عَنْ عَبْدِ اللهِ بْنِ عَبْدِ الرَّحْمَنِ بْنِ أَبِي صَعْصَعَةَ: أَنَّ أَبَا سَعِيدِ الْخُدْرِيَّ رَضِيَ اللهُ عَنْهُ قَالَ لَهُ: إِنِّي أَرَاكَ تُحِبُّ الْغَنَمَ وَالْبَادِيَةَ.َ فَإذَا كُنْتَ فِي غَنَمِك -أَوْ بَادِيتِكَ- فَأَذَّنْتَ لِلصَّلاَةِفَارْفَعْ صَوْتَكَ بِالنِّدَاءِ، فَإنَّهُ لَا يَسْمَعُ مَدَى صَوْتِ المُؤذِّنِ جِنٌّ وَلاَ إِنْسٌ وَلاَ شَيْءٌ إِلاَّ شَهِدَ لَهُ يَومَ الْقِيَامَةِ. قَالَ أَبُو سَعِيدٍ: سَمِعْتُهُ مِنْ رَسولِ اللهِ صَلَى اللهُ عَلَيْهِ وَسَلَّمَ. رَوَاهُ الْبُخَارِيُّ

Artinya, “Diriwayatkan dari Abdullah bin Abdirrahman bin Abi Sha’sha’ah, bahwa Abu Sa’id Al-Khudri RA berkata kepadanya, ‘Sungguh aku melihatmu menyenangi kambing dan daerah badui (pedalaman). Maka bila kamu sedang (mengembala) kambingmu atau sedang di daerah pedalamanmu lalu adzan untuk shalat, maka keraskanlah suara azanmu. Sebab, sungguh tidak lah jin, manusia, dan makhluk apa pun yang mendengar ujung suara muazin kecuali akan menjadi saksi yang menguntungkan baginya di hari kiamat.’ Abu Sa’id Al-Khudri RA berkata, ‘Aku mendengarkannya dari Rasulullah SAW,’ HR Al-Bukhari,”.

Tentu ada syarat dan ketentuan saat mengumandangkan adzan dengan maksimal. Misalnya di daerah pegunungan yang hanya ada satu masjid saja dan letak rumahnya saling berjauhan, bukan pemukiman padat.

Dan jaman dulu belum pakai speaker!

Sialnya, mayoritas muslim menggunakan suara maksimal di semua situasi dan kondisi. Pembelaan suara adzan harus keras:

Kita ibaratkan suara azan seperti kita akan berangkat menggunakan kereta atau pesawat. Dipastikan sebelum kereta atau pesawat berangkat akan ada panggilan bagi penumpangnya. Sebuah panggilan tidak akan disampaikan dengan cara sembunyi-sembunyi dan berbisik-bisik melalui telinga.

Argumen tersebut terasa brilian bagi orang bodoh lainnya. Cara berpikir seperti ini memang lazim ditemukan di Indonesia, namanya dikotomi.

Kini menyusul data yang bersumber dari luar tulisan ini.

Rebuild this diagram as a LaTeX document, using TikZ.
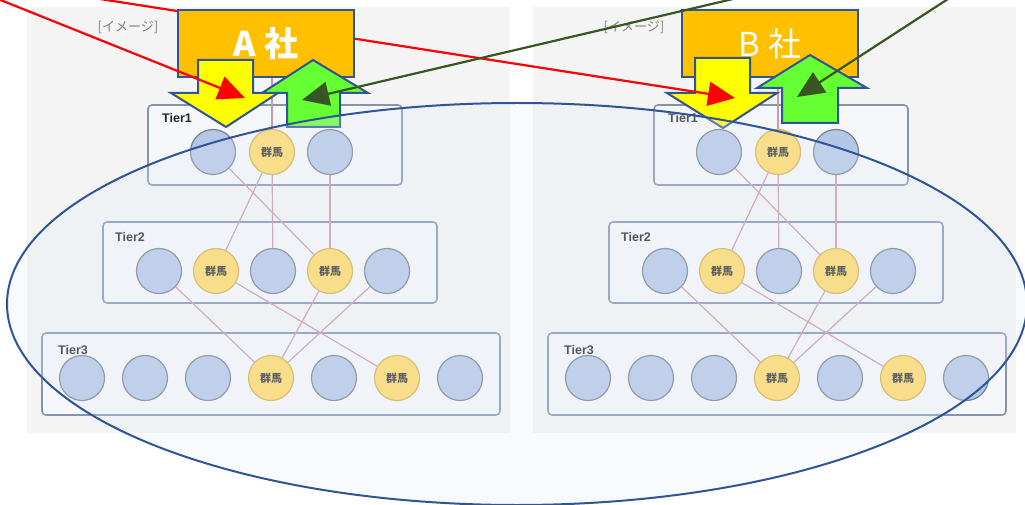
\documentclass[tikz,border=0pt]{standalone}
\usepackage{fontspec}
\setmainfont{Liberation Sans}
\newfontfamily\jpfont{Noto Sans CJK JP}
\usetikzlibrary{arrows.meta}
\definecolor{panelGray}{HTML}{F4F4F4}
\definecolor{tierFill}{HTML}{F5F7FA}
\definecolor{tierLine}{HTML}{8593AD}
\definecolor{nodeBlue}{HTML}{B4C7E7}
\definecolor{nodeBlueLine}{HTML}{76808F}
\definecolor{nodeGold}{HTML}{FFD966}
\definecolor{nodeGoldLine}{HTML}{D2B052}
\definecolor{linkPink}{HTML}{C798AE}
\definecolor{frameBlue}{HTML}{2F5597}
\definecolor{boxOrange}{HTML}{FFC000}
\definecolor{arrowYellow}{HTML}{FFFF00}
\definecolor{arrowGreen}{HTML}{66FF33}
\definecolor{lineGreen}{HTML}{375623}
\definecolor{ovalFill}{HTML}{E4EEF9}
\begin{document}
\begin{tikzpicture}[x=1pt, y=-1pt,
    tierStyle/.style={rectangle, draw=tierLine, fill=tierFill, line width=1.6pt, rounded corners=4pt},
    tierLabel/.style={anchor=west, inner sep=0pt, text=black!85, font=\bfseries\fontsize{12.5}{13}\selectfont},
    imageLabel/.style={inner sep=0pt, text=black!50, font=\jpfont\fontsize{13}{13}\selectfont},
    blueStyle/.style={circle, draw=nodeBlueLine, fill=nodeBlue, line width=1.2pt, minimum size=45pt, inner sep=0pt},
    gunmaStyle/.style={circle, draw=nodeGoldLine, fill=nodeGold, line width=1.2pt, minimum size=45pt, inner sep=0pt, text=black!80, font=\jpfont\bfseries\fontsize{11}{11}\selectfont},
    linkStyle/.style={draw=linkPink, line width=1.2pt},
    companyStyle/.style={rectangle, draw=frameBlue, fill=boxOrange, line width=2pt, minimum width=176pt, minimum height=67pt, inner sep=0pt, text=white},
    yellowArrow/.style={draw=frameBlue, fill=arrowYellow, line width=2pt},
    greenArrow/.style={draw=frameBlue, fill=arrowGreen, line width=2pt},
    redPointer/.style={draw=red, line width=2.2pt, -{Triangle[length=27pt, width=24pt]}},
    greenPointer/.style={draw=lineGreen, line width=2.2pt, -{Triangle[length=27pt, width=24pt]}}]
\useasboundingbox (0,0) rectangle (1025,505);

% two screenshots of the tier structure
\foreach \p/\dx in {A/0, B/506}{
  \begin{scope}[xshift=\dx]
    \fill[panelGray] (27,7) rectangle (510,433);
    \node[imageLabel] (\p_img) at (128,27) {[イメージ]};

    \node[tierStyle, minimum width=254pt, minimum height=80pt] (\p_t1) at (275,145) {};
    \node[tierStyle, minimum width=334pt, minimum height=81pt] (\p_t2) at (270,262.5) {};
    \node[tierStyle, minimum width=458pt, minimum height=82pt] (\p_t3) at (271,374) {};
    \node[tierLabel] (\p_t1_lbl) at (162,118) {Tier1};
    \node[tierLabel] (\p_t2_lbl) at (115,237) {Tier2};
    \node[tierLabel] (\p_t3_lbl) at (58,350) {Tier3};

    \node[blueStyle]  (\p_t1_0) at (213,152) {};
    \node[gunmaStyle] (\p_t1_1) at (272,152) {群馬};
    \node[blueStyle]  (\p_t1_2) at (330,152) {};

    \node[blueStyle]  (\p_t2_0) at (159,271) {};
    \node[gunmaStyle] (\p_t2_1) at (216,271) {群馬};
    \node[blueStyle]  (\p_t2_2) at (273,271) {};
    \node[gunmaStyle] (\p_t2_3) at (330,271) {群馬};
    \node[blueStyle]  (\p_t2_4) at (387,271) {};

    \node[blueStyle]  (\p_t3_0) at (82,378) {};
    \node[blueStyle]  (\p_t3_1) at (145,378) {};
    \node[blueStyle]  (\p_t3_2) at (208,378) {};
    \node[gunmaStyle] (\p_t3_3) at (271,378) {群馬};
    \node[blueStyle]  (\p_t3_4) at (334,378) {};
    \node[gunmaStyle] (\p_t3_5) at (397,378) {群馬};
    \node[blueStyle]  (\p_t3_6) at (460,378) {};

    \draw[linkStyle] (\p_t1_1) -- (\p_t2_1);
    \draw[linkStyle] (\p_t1_1) -- (\p_t2_2);
    \draw[linkStyle] (\p_t1_0) -- (\p_t2_3);
    \draw[linkStyle] (\p_t1_2) -- (\p_t2_3);
    \draw[linkStyle] (\p_t2_0) -- (\p_t3_3);
    \draw[linkStyle] (\p_t2_1) -- (\p_t3_5);
    \draw[linkStyle] (\p_t2_3) -- (\p_t3_3);
    \draw[linkStyle] (\p_t2_4) -- (\p_t3_3);
  \end{scope}
}

% company B
\node[companyStyle, font=\jpfont\fontsize{33}{33}\selectfont] (B_box) at (770,44) {B 社};
\draw[linkStyle] (B_t1_1.north) -- (B_t1_1.north |- B_box.south);
\draw[yellowArrow] (695,58) -- (750,58) -- (750,93) -- (777,93) -- (723,128) -- (667,93) -- (695,93) -- cycle;
\draw[greenArrow] (810,55) -- (867,88) -- (838,88) -- (838,123) -- (782,123) -- (782,88) -- (757,88) -- cycle;

\coordinate (redSrcB) at (100,-1);
\coordinate (redTipB) at (735,98);
\draw[redPointer] (redSrcB) -- (redTipB);

% company A
\node[companyStyle, font=\jpfont\bfseries\fontsize{34}{34}\selectfont] (A_box) at (266,43.5) {A 社};
\draw[linkStyle] (A_t1_1.north) -- (A_t1_1.north |- A_box.south);
\draw[yellowArrow] (198,60) -- (253,60) -- (253,93) -- (278,93) -- (226,127) -- (171,93) -- (198,93) -- cycle;
\draw[greenArrow] (313,60) -- (368,93) -- (340,93) -- (340,127) -- (287,127) -- (287,93) -- (262,93) -- cycle;

% oval round both tier groups
\draw[draw=frameBlue, line width=2pt, fill=ovalFill, fill opacity=0.25] (517,304) ellipse [x radius=510pt, y radius=201pt];

\coordinate (redSrcA) at (-2,-1);
\coordinate (redTipA) at (245,98);
\coordinate (greenSrcA) at (733,-1);
\coordinate (greenTipA) at (302,100);
\coordinate (greenSrcB) at (948,-1);
\coordinate (greenTipB) at (797,97);
\draw[redPointer] (redSrcA) -- (redTipA);
\draw[greenPointer] (greenSrcA) -- (greenTipA);
\draw[greenPointer] (greenSrcB) -- (greenTipB);
\end{tikzpicture}
\end{document}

Dikotomi artinya hanya memandang sesuatu dari dua sudut yang saling bertentangan, misal: keras dengan lembut, hitam dan putih, baik dan buruk.

Dengan berpikir dikotomis, seseorang cenderung melihat dunia dalam bentuk lawan yang saling berhadap-hadapan. Dunia tidak hitam-putih.

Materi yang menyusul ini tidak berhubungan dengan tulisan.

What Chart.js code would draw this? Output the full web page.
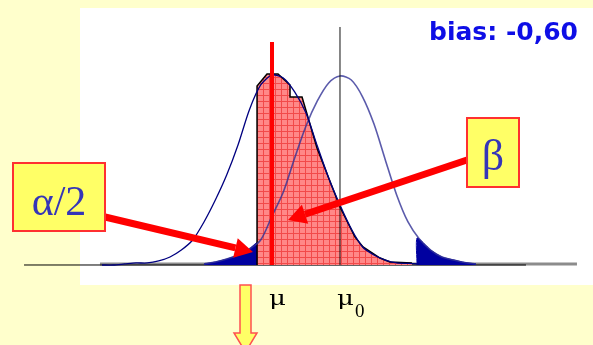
<!DOCTYPE html>
<html>
<head>
<meta charset="utf-8">
<script src="https://cdn.jsdelivr.net/npm/chart.js@4.4.0/dist/chart.umd.min.js"></script>
<style>
  html, body { margin: 0; padding: 0; background: #FFFFCC; }
  canvas { display: block; }
</style>
</head>
<body>
<canvas id="chart" width="593" height="345"></canvas>
<script>
const biasLabel = 'bias: -0,60';
const muX = -0.60;
const mu0X = 0;
const muTop = 1.312;
const mu0Top = 1.40;

// distribution around the true value mu (navy)
const trueX = [-2.1, -2.0, -1.9, -1.8, -1.7, -1.6, -1.5, -1.4, -1.3, -1.2, -1.1, -1.0, -0.9, -0.8, -0.7,
               -0.6, -0.5, -0.4, -0.3, -0.2, -0.1, 0, 0.1, 0.2, 0.3, 0.4, 0.5, 0.6, 0.7];
const trueY = [0, 0, 0.006, 0.012, 0.012, 0.024, 0.047, 0.088, 0.147, 0.253, 0.382, 0.529, 0.706, 0.912, 1.059,
               1.118, 1.100, 1.018, 0.894, 0.700, 0.512, 0.353, 0.212, 0.106, 0.059, 0.029, 0.012, 0.009, 0.006];

// distribution under H0 around mu0
const nullX = [-1.2, -1.1, -1.0, -0.9, -0.8, -0.7, -0.6, -0.5, -0.4, -0.3, -0.2, -0.1, 0,
               0.1, 0.2, 0.3, 0.4, 0.5, 0.6, 0.7, 0.8, 0.9, 1.0, 1.1, 1.2];
const nullY = [0.006, 0.018, 0.035, 0.059, 0.094, 0.147, 0.288, 0.429, 0.629, 0.818, 0.965, 1.071, 1.112,
               1.088, 0.988, 0.829, 0.618, 0.412, 0.253, 0.153, 0.088, 0.047, 0.030, 0.015, 0.006];

// alpha/2 tails (outside the acceptance region)
const leftTailX = [-1.2, -1.1, -1.0, -0.9, -0.8, -0.732, -0.732];
const leftTailY = [0.006, 0.018, 0.035, 0.059, 0.094, 0.130, 0];
const rightTailX = [0.68, 0.68, 0.8, 0.9, 1.0, 1.1, 1.2];
const rightTailY = [0, 0.159, 0.088, 0.047, 0.030, 0.015, 0.006];

// beta area (simulated histogram outline)
const betaX = [-0.732, -0.732, -0.644, -0.547, -0.441, -0.441, -0.335, -0.203, 0, 0.132, 0.203, 0.353, 0.441, 0.635];
const betaY = [0, 1.053, 1.124, 1.124, 1.059, 0.988, 0.988, 0.688, 0.341, 0.165, 0.106, 0.041, 0.018, 0.012];

// axis lines
const axisX = [-2.788, 1.641];
const barX = [-2.118, 2.091];

// arrow targets
const alphaTip = { x: -0.768, y: 0.076 };
const betaTip = { x: -0.459, y: 0.265 };

function zip(xs, ys) {
    return xs.map((x, i) => ({ x: x, y: ys[i] }));
}

function gridPattern() {
    const c = document.createElement('canvas');
    c.width = 6; c.height = 6;
    const g = c.getContext('2d');
    g.fillStyle = '#FF8888';
    g.fillRect(0, 0, 6, 6);
    g.fillStyle = '#F24A4A';
    g.fillRect(5, 0, 1, 6);
    g.fillRect(0, 5, 6, 1);
    return g.createPattern(c, 'repeat');
}

function drawArrow(ctx, x1, y1, x2, y2, width, headLen, headW, color) {
    const a = Math.atan2(y2 - y1, x2 - x1);
    const bx = x2 - headLen * Math.cos(a), by = y2 - headLen * Math.sin(a);
    ctx.strokeStyle = color;
    ctx.fillStyle = color;
    ctx.lineWidth = width;
    ctx.beginPath();
    ctx.moveTo(x1, y1);
    ctx.lineTo(bx, by);
    ctx.stroke();
    ctx.beginPath();
    ctx.moveTo(x2, y2);
    ctx.lineTo(bx + headW * Math.sin(a), by - headW * Math.cos(a));
    ctx.lineTo(bx - headW * Math.sin(a), by + headW * Math.cos(a));
    ctx.closePath();
    ctx.fill();
}

function labelBox(ctx, x, y, w, h, text, font, baseline) {
    ctx.fillStyle = '#FFFF66';
    ctx.fillRect(x, y, w, h);
    ctx.strokeStyle = '#FF3030';
    ctx.lineWidth = 2;
    ctx.strokeRect(x, y, w, h);
    ctx.fillStyle = '#3535B8';
    ctx.font = font;
    ctx.textAlign = 'center';
    ctx.textBaseline = 'alphabetic';
    ctx.fillText(text, x + w / 2, baseline);
}

const annotations = {
    id: 'annotations',
    beforeDraw(chart) {
        const ctx = chart.ctx;
        ctx.save();
        ctx.fillStyle = '#FFFFCC';
        ctx.fillRect(0, 0, chart.width, chart.height);
        ctx.fillStyle = '#FFFFFF';
        ctx.fillRect(80, 8, chart.width - 80, 277);
        ctx.restore();
    },
    afterDatasetsDraw(chart) {
        const ctx = chart.ctx;
        const xs = chart.scales.x, ys = chart.scales.y;
        ctx.save();

        // bias text
        ctx.fillStyle = '#0E0EE6';
        ctx.font = 'bold 25px "DejaVu Sans"';
        ctx.textAlign = 'right';
        ctx.fillText(biasLabel, 578, 40);

        // arrows + boxes
        drawArrow(ctx, 105, 217, xs.getPixelForValue(alphaTip.x), ys.getPixelForValue(alphaTip.y), 7, 18, 10, '#FF0000');
        drawArrow(ctx, 467, 160, xs.getPixelForValue(betaTip.x), ys.getPixelForValue(betaTip.y), 7, 18, 10, '#FF0000');
        labelBox(ctx, 13, 163, 92, 68, 'α/2', '42px "Liberation Serif"', 215);
        labelBox(ctx, 467, 118, 52, 69, 'β', '44px "Liberation Serif"', 170);

        // mu labels
        ctx.fillStyle = '#000000';
        ctx.textAlign = 'left';
        const pMu = xs.getPixelForValue(muX) - 3;
        const pMu0 = xs.getPixelForValue(mu0X) - 3;
        ctx.font = '20px "DejaVu Serif"';
        [pMu, pMu0].forEach(p => {
            ctx.save();
            ctx.translate(p, 305);
            ctx.scale(1.3, 1);
            ctx.fillText('μ', 0, 0);
            ctx.restore();
        });
        ctx.font = '19px "Liberation Serif"';
        ctx.fillText('0', pMu0 + 18, 317);

        // yellow down arrow
        ctx.beginPath();
        ctx.moveTo(240, 285);
        ctx.lineTo(251, 285);
        ctx.lineTo(251, 333);
        ctx.lineTo(257, 333);
        ctx.lineTo(245.5, 352);
        ctx.lineTo(234, 333);
        ctx.lineTo(240, 333);
        ctx.closePath();
        ctx.fillStyle = '#FFFF66';
        ctx.fill();
        ctx.strokeStyle = '#FF5050';
        ctx.lineWidth = 1.5;
        ctx.stroke();

        ctx.restore();
    }
};

new Chart(document.getElementById('chart'), {
    type: 'line',
    data: {
        datasets: [
            {   // mu (red)
                data: zip([muX, muX], [0, muTop]),
                borderColor: '#FF0000', borderWidth: 4, order: 1
            },
            {   // mu0 (black)
                data: zip([mu0X, mu0X], [0, mu0Top]),
                borderColor: '#111111', borderWidth: 1, order: 2
            },
            {
                data: zip(trueX, trueY),
                borderColor: '#000080', borderWidth: 1.3, tension: 0.25, order: 3
            },
            {
                data: zip(nullX, nullY),
                borderColor: 'rgba(50,50,150,0.8)', borderWidth: 1.6, tension: 0.3, order: 4
            },
            {
                data: zip(betaX, betaY),
                borderColor: '#000000', borderWidth: 1.5, tension: 0,
                backgroundColor: gridPattern(), fill: 'origin', order: 5
            },
            {
                data: zip(leftTailX, leftTailY),
                borderColor: '#0000A0', borderWidth: 1, tension: 0.2,
                backgroundColor: '#0000A0', fill: 'origin', order: 6
            },
            {
                data: zip(rightTailX, rightTailY),
                borderColor: '#0000A0', borderWidth: 1, tension: 0.2,
                backgroundColor: '#0000A0', fill: 'origin', order: 6
            },
            {   // axis line
                data: zip(axisX, [0, 0]),
                borderColor: '#000000', borderWidth: 1, order: 7
            },
            {
                data: zip(barX, [0.006, 0.006]),
                borderColor: '#8C8C8C', borderWidth: 3, order: 8
            }
        ]
    },
    options: {
        responsive: false,
        animation: false,
        layout: { padding: 0 },
        elements: { point: { radius: 0 } },
        scales: {
            x: { type: 'linear', min: -3, max: 2.2324, display: false },
            y: { min: -0.4706, max: 1.5588, display: false }
        },
        plugins: {
            legend: { display: false },
            tooltip: { enabled: false }
        }
    },
    plugins: [annotations]
});
</script>
</body>
</html>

Dikotomis tidak sepenuhnya buruk tapi sudah pasti membuat pikiran kita terbatas. Volume suara adzan tidak boleh keras artinya hanya boleh pelan?

Sungguh konyol, padahal di tengahnya ada suara yang wajar/tidak bising. Tidak musti pelan tapi volume standar yang mampu ditoleransi.

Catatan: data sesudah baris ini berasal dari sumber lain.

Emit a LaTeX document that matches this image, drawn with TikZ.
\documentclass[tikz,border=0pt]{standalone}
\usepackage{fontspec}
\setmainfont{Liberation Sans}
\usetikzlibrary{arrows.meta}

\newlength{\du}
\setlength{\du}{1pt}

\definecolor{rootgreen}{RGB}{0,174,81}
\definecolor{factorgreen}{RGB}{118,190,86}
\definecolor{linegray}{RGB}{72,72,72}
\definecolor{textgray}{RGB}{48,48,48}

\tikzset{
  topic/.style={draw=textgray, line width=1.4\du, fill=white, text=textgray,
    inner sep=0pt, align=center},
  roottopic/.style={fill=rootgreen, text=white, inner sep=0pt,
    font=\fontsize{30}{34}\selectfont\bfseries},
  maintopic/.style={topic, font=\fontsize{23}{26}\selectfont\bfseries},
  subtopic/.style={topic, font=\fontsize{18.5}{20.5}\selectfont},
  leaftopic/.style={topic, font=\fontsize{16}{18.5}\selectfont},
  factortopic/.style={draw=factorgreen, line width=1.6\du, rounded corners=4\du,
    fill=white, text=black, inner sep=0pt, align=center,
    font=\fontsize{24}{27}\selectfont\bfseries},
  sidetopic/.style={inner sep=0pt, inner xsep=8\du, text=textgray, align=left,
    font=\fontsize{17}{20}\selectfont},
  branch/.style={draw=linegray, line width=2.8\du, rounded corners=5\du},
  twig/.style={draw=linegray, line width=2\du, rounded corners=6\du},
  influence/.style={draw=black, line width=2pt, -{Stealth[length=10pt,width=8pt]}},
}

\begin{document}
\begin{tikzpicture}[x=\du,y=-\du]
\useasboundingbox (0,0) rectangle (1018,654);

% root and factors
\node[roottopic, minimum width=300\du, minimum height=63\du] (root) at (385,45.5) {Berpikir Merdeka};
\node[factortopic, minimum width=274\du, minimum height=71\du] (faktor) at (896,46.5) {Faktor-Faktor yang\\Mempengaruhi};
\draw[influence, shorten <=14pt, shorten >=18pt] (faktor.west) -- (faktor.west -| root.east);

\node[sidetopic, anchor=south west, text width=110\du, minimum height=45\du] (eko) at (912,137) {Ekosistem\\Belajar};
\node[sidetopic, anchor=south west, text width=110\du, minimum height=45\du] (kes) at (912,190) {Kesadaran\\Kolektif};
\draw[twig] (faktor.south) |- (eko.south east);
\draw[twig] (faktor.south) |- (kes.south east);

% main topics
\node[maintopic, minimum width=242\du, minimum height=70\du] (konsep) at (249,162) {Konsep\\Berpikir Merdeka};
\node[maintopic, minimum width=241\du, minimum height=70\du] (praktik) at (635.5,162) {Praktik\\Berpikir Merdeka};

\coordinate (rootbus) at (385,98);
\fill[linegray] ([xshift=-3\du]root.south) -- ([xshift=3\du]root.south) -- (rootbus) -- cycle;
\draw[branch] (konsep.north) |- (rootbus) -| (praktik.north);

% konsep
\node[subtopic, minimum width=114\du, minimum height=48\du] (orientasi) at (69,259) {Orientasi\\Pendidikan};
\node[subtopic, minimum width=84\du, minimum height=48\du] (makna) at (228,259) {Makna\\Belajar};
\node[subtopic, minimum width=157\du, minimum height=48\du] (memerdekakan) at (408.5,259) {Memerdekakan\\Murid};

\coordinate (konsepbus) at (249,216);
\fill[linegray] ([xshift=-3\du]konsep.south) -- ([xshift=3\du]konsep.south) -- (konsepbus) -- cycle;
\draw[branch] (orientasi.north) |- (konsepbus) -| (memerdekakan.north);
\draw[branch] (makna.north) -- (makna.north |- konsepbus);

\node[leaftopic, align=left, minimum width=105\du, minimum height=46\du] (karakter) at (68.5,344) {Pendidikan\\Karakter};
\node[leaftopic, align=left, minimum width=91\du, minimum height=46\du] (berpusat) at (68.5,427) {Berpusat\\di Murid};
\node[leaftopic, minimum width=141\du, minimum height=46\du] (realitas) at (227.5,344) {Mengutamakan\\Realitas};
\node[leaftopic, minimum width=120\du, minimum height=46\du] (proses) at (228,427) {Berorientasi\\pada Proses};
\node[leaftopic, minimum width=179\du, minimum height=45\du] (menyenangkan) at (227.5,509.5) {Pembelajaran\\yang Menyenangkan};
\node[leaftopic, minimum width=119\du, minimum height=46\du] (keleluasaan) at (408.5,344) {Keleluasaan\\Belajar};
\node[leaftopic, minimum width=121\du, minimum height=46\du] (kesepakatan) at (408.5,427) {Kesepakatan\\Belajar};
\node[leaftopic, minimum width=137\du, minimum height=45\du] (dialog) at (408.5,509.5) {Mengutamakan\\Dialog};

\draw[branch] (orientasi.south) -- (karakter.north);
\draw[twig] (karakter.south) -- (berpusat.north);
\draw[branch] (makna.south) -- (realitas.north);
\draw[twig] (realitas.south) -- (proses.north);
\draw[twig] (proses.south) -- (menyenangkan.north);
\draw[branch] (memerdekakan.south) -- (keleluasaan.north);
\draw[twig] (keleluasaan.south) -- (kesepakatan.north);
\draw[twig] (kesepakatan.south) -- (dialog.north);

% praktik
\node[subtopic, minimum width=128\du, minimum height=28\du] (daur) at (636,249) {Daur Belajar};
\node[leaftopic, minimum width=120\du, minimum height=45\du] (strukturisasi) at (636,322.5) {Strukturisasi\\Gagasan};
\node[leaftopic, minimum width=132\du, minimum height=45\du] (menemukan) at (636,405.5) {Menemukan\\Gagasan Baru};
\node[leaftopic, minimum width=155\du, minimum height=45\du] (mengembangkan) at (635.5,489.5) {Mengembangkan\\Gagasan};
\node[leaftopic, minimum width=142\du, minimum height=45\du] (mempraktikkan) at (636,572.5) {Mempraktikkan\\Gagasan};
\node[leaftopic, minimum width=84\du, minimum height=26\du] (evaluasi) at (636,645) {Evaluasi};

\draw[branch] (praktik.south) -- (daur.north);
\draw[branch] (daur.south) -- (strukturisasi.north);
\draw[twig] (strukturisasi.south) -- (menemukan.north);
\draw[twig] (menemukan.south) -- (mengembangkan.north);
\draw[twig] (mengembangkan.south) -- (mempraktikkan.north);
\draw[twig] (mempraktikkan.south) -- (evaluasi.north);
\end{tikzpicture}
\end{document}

Tidak mengapa volume adzan itu keras tapi perangkatnya harus layak. Ini juga sudah diatur oleh Menag.

Tak perlu menggunakan speaker merk Sonos, Harman Kardon atau Bose, yang penting layak. Gak bikin kuping sakit.

Sudah lumrah terjadi bagaimana pemukiman padat diperdengarkan suara adzan lima kali sehari dengan volume keras sekaligus dikepung oleh beberapa speaker masjid yang melakukan hal serupa.

Pikiran dikotomi yang lebih ekstrem:

Anda tidak suka mendengar suara azan? Artinya anda benci dengan Islam, berarti anda seorang zionis?!

(‘-,-) Maaf bang, iya saya salah … (tidak perlu debat lagi, percayalah padaku)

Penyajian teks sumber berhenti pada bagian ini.